VIO resurfaces in Anambra after 10 years

 VehAbuchi Onwumelu  

 

 

Governor Willie Obiano of Anambra state has re-introduced and inaugurated Vehicle Inspection Office (VIO) 10 years after it went comatose in the state.
Speaking during the inauguration in Awka, Obiano said the re-introduction of the organisation was to ensure road worthiness of vehicles and safety of motorists.
Obiano, who also donated three pick-up vans, four cars and a tow-truck to the organisation, regretted that there was disorderliness on roads, streets with abandoned vehicles littering the highways.
He said: “They are coming back after 10 years in the state because of the importance this administration attaches to security of lives and property.

“The next area of touch will be the motorcycle operators. We have insisted that every okada rider and his passenger must wear crash helmet or risk arrest.”
The governor said the first batch of 25 officers who were commissioned had been well trained to execute the job, adding that they were all graduates of mechanical engineering.
He warned that vehicles that were not road worthy would be impounded, adding that the state government would not relent in ensuring safety of lives and property.

In a remark, the Commissioner for Transport, Mr. Chuma Mbonu, while commending the governor for re-introducing the body, expressed the hope that road traffic accidents would reduce in the state.
“It is unfortunate that we are just re-establishing the agency in the state, but with their arrival, I belief that avoidable accidents will reduce on our roads,” he said.
Also speaking, the Permanent Secretary in the ministry, Mr. Nwabuonu Ogbaji, said additional six vehicles and 15 VIO officers would soon be deployed to the organisation.
“What we want to achieve is to station at least three vehicles in the three senatorial zones of the state for effective and efficient service delivery,” he said.

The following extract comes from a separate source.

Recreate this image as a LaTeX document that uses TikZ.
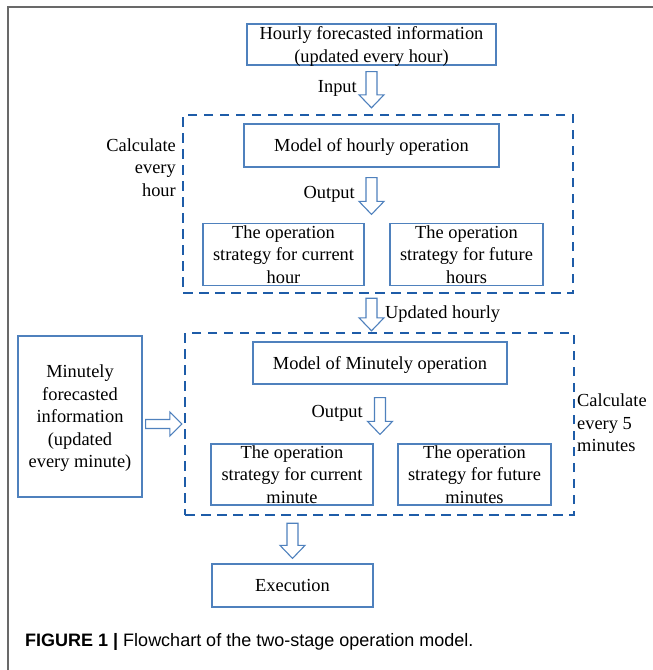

Managing Director of Olis Warren Associates, a revenue consultant to the government, Mr Marcel Manafa, said processing units would be positioned across the major roads in the state.
This, he said, was to process expired documents of defaulting motor vehicle owners, stressing that the re-introduction of VIO would further strengthen revenue generation of the state government and ensures sanity in the driving culture in the state.
“Revenue due to government is now collected at source while all revenue linkages have been blocked.
“There is now data credibility, transparency, accountability in the automated system administration through the establishment of AUTOREG.”